Joe Bowers made the first break for it on April 27, 1936, when he bolted from his job burning trash at the incinerator and tried to climb a chain-link fence. A guard shot him dead.
The next-to-last attempt, on June 11, 1962, was more thoughtfully planned and the outcome considerably more hazy. Three men planted carefully-crafted dummies in their bunks, used spoons to dig through prison walls to a raft they made from raincoats, and sailed to freedom—or death.
The movie “Escape from Alcatraz,” starring Clint Eastwood, hinted (spoiler alert) that they made it, but there has been little evidence they survived the choppy waters and strong tides that very well could have swept them out to sea.
Dutch scientists have created a computer program to mimic conditions the night Frank Morris and brothers John and Clarence Anglin slipped away. They used historical tide data, timing information from writings by a fourth prisoner who, at the last moment, didn’t leave, and factors like paddling effect to run dozens of simulations.

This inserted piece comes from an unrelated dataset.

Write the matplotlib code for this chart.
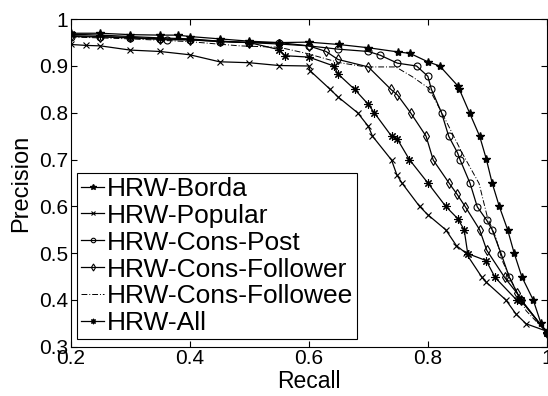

They couldn’t pin down the departure time exactly, so the results lacked certainty, and they used various launch points. But Fedor Baart, a hydraulic engineer who assisted with the project, told CNET:
“The simulations show that if the prisoners had left before 23.00, they would have had absolutely no chance of surviving. The strong currents would have taken them out to sea. However, if they left between 23.00 and midnight, there is a good chance they reached Horseshoe Bay north of the Golden Gate Bridge.”
The model predicted that if they landed at the bridge, their debris would have floated to Angel Island, which is where a paddle and some of their stuff was later found. If they left early—some have speculated that 10 p.m. was a likely time—the gear would not have ended up there.
The Alcatraz project was not planned. It grew out of work being done by Olivier Hoes, a researcher at Delft University of Technology (TU Delft) and a consultant with Nelen & Schuurmans. He was trying to create a model for analyzing the flood risk for large industrial facilities in San Francisco Bay at University of California, Berkeley.
A colleague, Rolf Hut, saw its possible application to the Alcatraz escape mystery and they consulted Baarth, an expert on particle tracking and a project was born.
As for that other project the scientists were originally working on, it turned out OK, too. It “simulates flooding in two dimensions using a DEM. The 3Di package applies the finite-volume staggered grid method to shallow water equations with rapidly varying flows.”
It is surely important research, but you won’t find it the subject of “Myth Busters” any time soon.